Thanks very much for all the info. I do understand better, that was driving me crazy. I just use the file as a guide. The main things I go by are edge flex and cutting test. I usually cut 3/4" hemp rope. Those aren't all inclusive either, but the main thing I expect is the knife to cut and hold an edge. I also use the file test as a guide I have had a file bite into a blade I thought was hard a few times.
Thanks again guys
Reliable and accurate tests are geared to eliminate variables and test a very narrow group or a single specific property. The single largest pitfall in knifemaking these days is in the accurate interpretation of the results of any given tests, it is one thing to do a test, it is another to know what it is, or is not, telling you. Files and Rockwell testers both measure hardness but hardness come on a couple of forms, in fact hardness is more a concept we use to represent different types of “strength”. Rockwell measures deformation much like Brinell, Vickers and others ,the file is more along the line of the Mohs scale often used in minerals.
The edge “flex”, like any flex testing, is most accurately used to measure consistency in thickness and geometry, not so much heat treatment.

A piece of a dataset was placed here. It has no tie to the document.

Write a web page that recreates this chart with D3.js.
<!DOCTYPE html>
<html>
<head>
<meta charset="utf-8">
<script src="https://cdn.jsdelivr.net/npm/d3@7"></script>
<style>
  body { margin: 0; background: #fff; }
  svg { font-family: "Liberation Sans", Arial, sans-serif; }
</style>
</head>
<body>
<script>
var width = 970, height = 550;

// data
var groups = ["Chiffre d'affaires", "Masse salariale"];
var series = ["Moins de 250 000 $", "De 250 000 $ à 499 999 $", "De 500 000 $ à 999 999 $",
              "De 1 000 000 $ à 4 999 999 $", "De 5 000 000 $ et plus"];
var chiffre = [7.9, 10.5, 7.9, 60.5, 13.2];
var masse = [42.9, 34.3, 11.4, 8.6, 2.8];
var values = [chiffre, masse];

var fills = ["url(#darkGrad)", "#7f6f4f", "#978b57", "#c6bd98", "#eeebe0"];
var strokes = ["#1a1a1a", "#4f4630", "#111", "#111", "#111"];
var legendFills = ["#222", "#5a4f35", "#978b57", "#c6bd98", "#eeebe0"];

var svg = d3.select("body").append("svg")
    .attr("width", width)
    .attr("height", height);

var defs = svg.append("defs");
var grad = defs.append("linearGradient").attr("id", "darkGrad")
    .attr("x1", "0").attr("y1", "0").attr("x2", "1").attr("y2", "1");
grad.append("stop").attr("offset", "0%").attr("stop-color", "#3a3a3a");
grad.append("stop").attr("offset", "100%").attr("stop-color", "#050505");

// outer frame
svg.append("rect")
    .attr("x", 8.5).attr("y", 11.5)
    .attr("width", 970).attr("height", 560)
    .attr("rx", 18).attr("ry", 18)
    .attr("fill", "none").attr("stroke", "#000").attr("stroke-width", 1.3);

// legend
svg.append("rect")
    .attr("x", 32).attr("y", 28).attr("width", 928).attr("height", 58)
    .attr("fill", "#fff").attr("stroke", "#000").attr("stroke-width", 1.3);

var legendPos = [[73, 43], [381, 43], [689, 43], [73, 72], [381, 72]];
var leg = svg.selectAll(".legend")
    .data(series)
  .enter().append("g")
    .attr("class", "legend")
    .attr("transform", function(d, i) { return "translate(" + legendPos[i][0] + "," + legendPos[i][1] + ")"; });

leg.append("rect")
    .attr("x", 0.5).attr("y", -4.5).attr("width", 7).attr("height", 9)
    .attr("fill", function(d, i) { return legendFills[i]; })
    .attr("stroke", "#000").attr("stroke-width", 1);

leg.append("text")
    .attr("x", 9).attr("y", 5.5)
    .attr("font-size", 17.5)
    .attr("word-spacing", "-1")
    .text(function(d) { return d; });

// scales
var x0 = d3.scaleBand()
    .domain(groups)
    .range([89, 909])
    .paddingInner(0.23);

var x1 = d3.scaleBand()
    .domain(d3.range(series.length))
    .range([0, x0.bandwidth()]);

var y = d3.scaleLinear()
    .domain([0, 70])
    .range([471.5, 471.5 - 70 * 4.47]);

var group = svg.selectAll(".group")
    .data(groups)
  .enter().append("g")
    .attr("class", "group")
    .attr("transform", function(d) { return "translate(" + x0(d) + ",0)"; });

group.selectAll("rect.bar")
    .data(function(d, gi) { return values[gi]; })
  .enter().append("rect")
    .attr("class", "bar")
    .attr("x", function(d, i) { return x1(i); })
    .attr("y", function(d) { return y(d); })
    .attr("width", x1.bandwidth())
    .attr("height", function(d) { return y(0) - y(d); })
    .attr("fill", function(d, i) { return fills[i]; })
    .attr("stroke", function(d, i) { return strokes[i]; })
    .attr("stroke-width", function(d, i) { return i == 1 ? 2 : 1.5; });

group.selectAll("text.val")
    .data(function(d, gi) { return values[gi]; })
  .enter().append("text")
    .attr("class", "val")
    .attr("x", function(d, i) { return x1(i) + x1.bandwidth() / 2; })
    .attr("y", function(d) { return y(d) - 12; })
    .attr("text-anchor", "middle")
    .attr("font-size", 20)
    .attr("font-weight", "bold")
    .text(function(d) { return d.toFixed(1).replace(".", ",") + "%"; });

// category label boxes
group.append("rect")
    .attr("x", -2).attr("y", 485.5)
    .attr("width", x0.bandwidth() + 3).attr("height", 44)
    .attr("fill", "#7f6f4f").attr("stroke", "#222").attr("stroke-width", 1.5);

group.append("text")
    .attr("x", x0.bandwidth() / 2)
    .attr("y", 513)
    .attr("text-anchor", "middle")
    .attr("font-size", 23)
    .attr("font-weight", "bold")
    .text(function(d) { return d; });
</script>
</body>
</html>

There is a claim passed around modern knifemaking that it was a test used in old German cutlery facilities, while this is true what is left out of that tale is what part of the production it was testing. The guy responsible for the edge flex test stood behind the guy who was grinding the blades to insure his grind consistency.

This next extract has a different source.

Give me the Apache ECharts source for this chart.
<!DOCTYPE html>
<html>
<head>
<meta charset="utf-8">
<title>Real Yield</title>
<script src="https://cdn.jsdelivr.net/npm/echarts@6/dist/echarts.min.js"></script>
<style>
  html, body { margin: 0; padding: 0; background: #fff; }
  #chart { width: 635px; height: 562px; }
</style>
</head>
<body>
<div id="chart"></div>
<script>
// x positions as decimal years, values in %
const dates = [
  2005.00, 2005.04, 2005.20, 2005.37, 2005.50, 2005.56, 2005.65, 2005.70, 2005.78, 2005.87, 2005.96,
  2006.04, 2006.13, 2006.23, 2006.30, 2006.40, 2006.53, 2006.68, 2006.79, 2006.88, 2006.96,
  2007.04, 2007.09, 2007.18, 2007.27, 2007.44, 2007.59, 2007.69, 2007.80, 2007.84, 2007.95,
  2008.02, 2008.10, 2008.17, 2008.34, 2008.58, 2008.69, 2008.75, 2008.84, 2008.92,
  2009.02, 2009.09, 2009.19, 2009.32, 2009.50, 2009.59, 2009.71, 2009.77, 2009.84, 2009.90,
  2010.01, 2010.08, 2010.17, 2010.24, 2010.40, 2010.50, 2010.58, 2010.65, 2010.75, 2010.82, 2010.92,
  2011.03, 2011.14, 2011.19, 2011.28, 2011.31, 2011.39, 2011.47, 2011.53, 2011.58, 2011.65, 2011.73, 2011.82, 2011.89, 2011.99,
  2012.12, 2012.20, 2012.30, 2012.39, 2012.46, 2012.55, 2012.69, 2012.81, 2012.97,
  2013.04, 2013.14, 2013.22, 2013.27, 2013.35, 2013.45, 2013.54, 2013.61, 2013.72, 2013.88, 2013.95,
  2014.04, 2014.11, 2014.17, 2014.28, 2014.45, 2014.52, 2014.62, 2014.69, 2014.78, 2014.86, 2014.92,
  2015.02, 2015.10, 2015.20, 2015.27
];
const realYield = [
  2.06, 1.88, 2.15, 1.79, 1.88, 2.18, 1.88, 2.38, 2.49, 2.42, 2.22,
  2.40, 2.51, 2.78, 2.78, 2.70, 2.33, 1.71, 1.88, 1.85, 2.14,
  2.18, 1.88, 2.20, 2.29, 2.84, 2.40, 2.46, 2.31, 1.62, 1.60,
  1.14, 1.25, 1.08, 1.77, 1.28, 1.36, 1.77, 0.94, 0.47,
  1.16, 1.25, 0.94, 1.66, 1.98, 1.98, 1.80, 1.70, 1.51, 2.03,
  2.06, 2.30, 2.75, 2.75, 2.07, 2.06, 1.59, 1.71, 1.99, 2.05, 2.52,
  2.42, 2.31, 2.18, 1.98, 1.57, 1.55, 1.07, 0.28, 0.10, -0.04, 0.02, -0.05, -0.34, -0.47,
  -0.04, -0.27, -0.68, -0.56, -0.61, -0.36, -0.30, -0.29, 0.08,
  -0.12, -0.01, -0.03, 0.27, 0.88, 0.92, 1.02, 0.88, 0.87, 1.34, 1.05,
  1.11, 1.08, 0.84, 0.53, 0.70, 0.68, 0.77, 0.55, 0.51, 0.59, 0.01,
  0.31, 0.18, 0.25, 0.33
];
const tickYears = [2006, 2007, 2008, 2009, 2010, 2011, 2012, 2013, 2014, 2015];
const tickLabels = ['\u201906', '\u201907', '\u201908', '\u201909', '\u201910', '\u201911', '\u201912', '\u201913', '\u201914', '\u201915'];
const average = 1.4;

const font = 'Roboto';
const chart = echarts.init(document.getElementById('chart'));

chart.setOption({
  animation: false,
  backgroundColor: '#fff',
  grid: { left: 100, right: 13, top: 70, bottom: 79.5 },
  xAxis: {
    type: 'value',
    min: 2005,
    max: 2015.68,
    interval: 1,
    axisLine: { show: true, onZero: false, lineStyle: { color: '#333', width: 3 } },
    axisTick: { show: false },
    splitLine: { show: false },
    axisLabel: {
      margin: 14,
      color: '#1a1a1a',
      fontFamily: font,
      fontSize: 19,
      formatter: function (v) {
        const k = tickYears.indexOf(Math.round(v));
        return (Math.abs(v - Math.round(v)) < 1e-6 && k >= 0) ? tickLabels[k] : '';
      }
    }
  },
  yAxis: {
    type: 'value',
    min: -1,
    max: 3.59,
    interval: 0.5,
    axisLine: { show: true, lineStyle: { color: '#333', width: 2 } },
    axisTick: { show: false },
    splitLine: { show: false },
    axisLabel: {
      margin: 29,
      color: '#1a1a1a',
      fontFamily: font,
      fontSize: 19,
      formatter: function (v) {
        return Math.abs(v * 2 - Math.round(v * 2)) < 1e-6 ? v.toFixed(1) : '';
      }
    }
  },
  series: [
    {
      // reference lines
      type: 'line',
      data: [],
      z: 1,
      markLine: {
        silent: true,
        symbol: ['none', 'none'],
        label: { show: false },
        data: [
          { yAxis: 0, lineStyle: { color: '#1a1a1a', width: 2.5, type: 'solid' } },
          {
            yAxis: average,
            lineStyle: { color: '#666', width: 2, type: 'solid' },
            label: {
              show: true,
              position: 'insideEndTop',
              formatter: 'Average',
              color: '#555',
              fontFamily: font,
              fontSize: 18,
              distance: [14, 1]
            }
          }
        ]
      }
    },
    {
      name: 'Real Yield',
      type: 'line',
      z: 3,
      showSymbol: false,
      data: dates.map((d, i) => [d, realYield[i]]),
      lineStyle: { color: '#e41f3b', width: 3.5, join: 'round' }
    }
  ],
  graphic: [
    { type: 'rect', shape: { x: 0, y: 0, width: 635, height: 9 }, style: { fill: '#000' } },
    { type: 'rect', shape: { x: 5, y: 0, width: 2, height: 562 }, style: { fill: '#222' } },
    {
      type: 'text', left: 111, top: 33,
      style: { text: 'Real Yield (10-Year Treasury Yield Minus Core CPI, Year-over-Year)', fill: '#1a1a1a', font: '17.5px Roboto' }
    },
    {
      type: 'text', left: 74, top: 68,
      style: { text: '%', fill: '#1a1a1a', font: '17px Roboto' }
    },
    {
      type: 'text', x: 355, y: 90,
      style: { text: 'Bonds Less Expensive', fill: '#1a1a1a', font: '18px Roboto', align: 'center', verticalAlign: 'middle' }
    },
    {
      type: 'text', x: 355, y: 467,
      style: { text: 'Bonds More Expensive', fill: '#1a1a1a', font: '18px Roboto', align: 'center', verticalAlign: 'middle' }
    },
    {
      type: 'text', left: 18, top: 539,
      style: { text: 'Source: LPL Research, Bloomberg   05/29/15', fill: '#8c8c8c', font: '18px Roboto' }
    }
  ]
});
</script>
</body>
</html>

I do use the file test often, but always in conjunction with Rockwell to get a more complete picture. And you touched on the time when the file yields very good information- when it easily bites into the steel. There is no mistaking that. If the file bites the steel, the steel is at best softer than the file. The only time this may be a false reading is if you test too soon after the quench and the blade is still in the process of hardening, but a follow up test a little later will reveal this.
I think it is a difference between “pass/ fail” type tests, such as the file and the edge flex, and tests that give us solid numbers on a scale, like Rockwell. The former can only tell us something if the blade fails, they don’t give us degrees of success by which we can even further improve our blades. Thus many folks are never aware of the untapped potential and gains they could make if they weren’t being told that it was “good enough” by limited or misleading testing.
P.S. BD Blade, and others who start other threads with good questions , I am sure you already realize these things, so don’t take my continued expansion of the topic as an indication that I feel the need to lecture you. But the reason we do this on a forum instead of with e-mail is for the benefit of all those who will come here and read these threads looking for answers to their questions. I constantly am contacted by people who have found things I wrote years ago and have new questions. Each of these threads is also for all of them as well.